I have a train_df
and a test_df
, which come from the same original dataframe, but were split up in some proportion to form the training and test datasets, respectively.
Both train and test dataframes have identical structure:
- A PeriodIndex with daily buckets
- n number of columns that represent observed values in those time buckets e.g. Sales, Price, etc.
I now want to construct a yhat_df
, which stores predicted values for each of the columns. In the "naive" case, yhat_df
columns values are simply the last observed training dataset value.
So I go about constructing yhat_df
as below:
import pandas as pd
yhat_df = pd.DataFrame().reindex_like(test_df)
yhat_df[train_df.columns[0]].fillna(train_df.tail(1).values[0][0], inplace=True)

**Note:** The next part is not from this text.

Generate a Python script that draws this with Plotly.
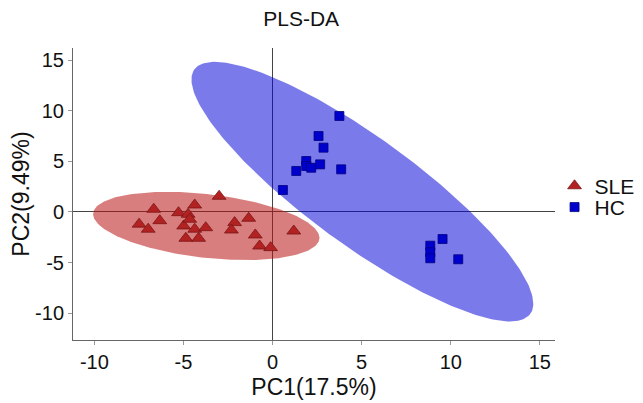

yhat_df(train_df.columns[1]].fillna(train_df.tail(1).values[0][1], inplace=True)
This appears to work, and since I have only two columns, the extra typing is bearable.

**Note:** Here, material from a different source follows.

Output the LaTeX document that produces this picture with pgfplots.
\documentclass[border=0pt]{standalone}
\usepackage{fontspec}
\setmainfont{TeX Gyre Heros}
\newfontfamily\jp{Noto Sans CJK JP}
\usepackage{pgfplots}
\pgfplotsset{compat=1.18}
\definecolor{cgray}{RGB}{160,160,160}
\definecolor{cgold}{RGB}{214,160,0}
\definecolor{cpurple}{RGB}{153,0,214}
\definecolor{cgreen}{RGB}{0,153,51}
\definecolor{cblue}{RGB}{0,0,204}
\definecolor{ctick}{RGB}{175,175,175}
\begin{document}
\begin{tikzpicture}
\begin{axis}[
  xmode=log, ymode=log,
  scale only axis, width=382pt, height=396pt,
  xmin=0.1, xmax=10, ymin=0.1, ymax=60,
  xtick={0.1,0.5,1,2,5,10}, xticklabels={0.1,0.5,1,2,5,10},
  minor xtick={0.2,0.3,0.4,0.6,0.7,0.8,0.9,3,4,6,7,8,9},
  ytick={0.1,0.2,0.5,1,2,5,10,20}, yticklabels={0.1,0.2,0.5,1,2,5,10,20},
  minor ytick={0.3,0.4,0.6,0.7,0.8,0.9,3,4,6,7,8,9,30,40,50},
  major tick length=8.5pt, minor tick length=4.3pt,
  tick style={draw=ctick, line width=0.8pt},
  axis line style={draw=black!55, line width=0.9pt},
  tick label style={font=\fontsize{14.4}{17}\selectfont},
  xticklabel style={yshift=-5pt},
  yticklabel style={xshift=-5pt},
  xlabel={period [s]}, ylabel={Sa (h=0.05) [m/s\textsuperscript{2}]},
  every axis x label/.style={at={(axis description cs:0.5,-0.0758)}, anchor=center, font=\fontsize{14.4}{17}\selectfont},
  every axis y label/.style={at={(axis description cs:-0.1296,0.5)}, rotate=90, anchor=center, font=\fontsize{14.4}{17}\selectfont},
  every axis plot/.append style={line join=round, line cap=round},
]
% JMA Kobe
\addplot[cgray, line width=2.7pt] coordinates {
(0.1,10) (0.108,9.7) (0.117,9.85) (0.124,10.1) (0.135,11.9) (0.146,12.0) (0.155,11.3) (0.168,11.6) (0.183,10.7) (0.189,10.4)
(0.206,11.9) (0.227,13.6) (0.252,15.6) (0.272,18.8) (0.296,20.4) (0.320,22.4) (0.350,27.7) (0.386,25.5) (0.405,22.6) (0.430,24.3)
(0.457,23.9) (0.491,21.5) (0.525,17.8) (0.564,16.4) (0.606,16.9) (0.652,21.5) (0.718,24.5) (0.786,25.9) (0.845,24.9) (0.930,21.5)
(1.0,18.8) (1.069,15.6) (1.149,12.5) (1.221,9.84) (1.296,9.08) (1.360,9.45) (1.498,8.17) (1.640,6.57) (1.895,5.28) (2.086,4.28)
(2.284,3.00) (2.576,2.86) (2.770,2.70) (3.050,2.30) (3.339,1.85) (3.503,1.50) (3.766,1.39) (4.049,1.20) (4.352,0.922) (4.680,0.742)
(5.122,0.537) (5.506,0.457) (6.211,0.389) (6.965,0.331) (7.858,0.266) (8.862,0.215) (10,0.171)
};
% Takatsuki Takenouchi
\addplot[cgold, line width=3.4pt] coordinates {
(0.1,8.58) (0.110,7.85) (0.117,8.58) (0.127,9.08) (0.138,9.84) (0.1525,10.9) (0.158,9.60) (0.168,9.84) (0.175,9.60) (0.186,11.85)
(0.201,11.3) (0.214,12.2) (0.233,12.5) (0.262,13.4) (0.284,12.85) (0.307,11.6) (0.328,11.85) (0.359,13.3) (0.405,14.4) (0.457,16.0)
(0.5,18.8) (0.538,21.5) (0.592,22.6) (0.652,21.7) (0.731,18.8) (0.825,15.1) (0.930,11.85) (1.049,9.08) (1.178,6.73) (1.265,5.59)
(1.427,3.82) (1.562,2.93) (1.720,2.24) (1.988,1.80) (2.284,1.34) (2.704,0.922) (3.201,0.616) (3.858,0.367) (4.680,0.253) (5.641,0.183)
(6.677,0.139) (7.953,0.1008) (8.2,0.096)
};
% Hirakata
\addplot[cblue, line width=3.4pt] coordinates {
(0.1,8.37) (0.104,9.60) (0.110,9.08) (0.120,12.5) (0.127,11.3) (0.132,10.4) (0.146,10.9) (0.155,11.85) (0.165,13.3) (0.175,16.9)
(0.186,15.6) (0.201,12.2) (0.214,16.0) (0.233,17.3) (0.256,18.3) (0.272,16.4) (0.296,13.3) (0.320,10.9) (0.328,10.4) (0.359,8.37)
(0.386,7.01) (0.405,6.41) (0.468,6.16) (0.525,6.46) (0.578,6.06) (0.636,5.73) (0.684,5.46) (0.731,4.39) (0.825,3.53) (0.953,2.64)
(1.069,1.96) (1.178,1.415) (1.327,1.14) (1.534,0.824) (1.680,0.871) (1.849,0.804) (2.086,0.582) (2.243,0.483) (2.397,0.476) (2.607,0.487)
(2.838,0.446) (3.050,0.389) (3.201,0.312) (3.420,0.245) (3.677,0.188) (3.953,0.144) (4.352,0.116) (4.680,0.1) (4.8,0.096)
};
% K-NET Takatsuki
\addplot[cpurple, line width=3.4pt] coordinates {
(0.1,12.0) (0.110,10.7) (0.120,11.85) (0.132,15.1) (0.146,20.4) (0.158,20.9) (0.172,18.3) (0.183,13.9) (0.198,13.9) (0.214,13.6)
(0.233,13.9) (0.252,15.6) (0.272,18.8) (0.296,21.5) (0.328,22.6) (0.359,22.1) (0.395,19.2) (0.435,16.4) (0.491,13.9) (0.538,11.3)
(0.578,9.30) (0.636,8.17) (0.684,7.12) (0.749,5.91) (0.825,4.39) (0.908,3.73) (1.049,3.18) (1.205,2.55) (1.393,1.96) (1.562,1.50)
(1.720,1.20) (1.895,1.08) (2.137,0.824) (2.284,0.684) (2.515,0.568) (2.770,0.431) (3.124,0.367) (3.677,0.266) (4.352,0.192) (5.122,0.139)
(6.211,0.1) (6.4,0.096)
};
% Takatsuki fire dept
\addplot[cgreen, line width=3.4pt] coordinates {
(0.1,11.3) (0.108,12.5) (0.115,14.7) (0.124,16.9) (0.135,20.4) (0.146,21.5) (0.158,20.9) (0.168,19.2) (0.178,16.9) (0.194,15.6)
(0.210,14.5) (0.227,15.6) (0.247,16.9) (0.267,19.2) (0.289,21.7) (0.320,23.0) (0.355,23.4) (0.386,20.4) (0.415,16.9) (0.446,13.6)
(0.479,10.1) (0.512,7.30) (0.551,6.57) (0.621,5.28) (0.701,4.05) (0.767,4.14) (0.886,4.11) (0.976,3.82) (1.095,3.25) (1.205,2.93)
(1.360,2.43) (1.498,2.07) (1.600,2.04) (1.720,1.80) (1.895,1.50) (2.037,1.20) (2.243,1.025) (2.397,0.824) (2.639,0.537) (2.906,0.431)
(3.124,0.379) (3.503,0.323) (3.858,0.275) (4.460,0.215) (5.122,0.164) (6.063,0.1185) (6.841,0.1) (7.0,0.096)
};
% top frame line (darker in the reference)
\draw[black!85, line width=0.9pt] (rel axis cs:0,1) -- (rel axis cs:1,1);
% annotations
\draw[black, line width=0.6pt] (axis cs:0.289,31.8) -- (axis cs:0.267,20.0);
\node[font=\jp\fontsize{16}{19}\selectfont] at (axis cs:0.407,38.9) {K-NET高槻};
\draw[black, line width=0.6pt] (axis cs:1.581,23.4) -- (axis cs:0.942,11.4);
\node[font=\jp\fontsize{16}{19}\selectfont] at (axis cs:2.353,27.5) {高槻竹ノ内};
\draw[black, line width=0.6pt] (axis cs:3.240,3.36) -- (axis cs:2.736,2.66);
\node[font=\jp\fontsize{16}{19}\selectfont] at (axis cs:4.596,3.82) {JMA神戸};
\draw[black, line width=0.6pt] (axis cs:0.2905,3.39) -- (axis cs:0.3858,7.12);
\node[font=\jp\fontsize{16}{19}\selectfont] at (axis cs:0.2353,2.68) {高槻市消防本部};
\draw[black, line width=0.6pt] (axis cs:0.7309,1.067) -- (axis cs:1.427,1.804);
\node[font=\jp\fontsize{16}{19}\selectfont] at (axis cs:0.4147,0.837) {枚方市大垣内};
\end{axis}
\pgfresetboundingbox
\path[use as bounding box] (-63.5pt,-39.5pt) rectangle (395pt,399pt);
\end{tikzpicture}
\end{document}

I was wondering if there is simpler way, especially one that does not need me to go column by column.
I tried the following but that just populates the column values correctly where the PeriodIndex values match. It seems fillna()
attempts to do a join()
of sorts internally on the Index:
yhat_df.fillna(train_df.tail(1), inplace=True)
If I could figure out a way for fillna()
to ignore index, maybe this would work?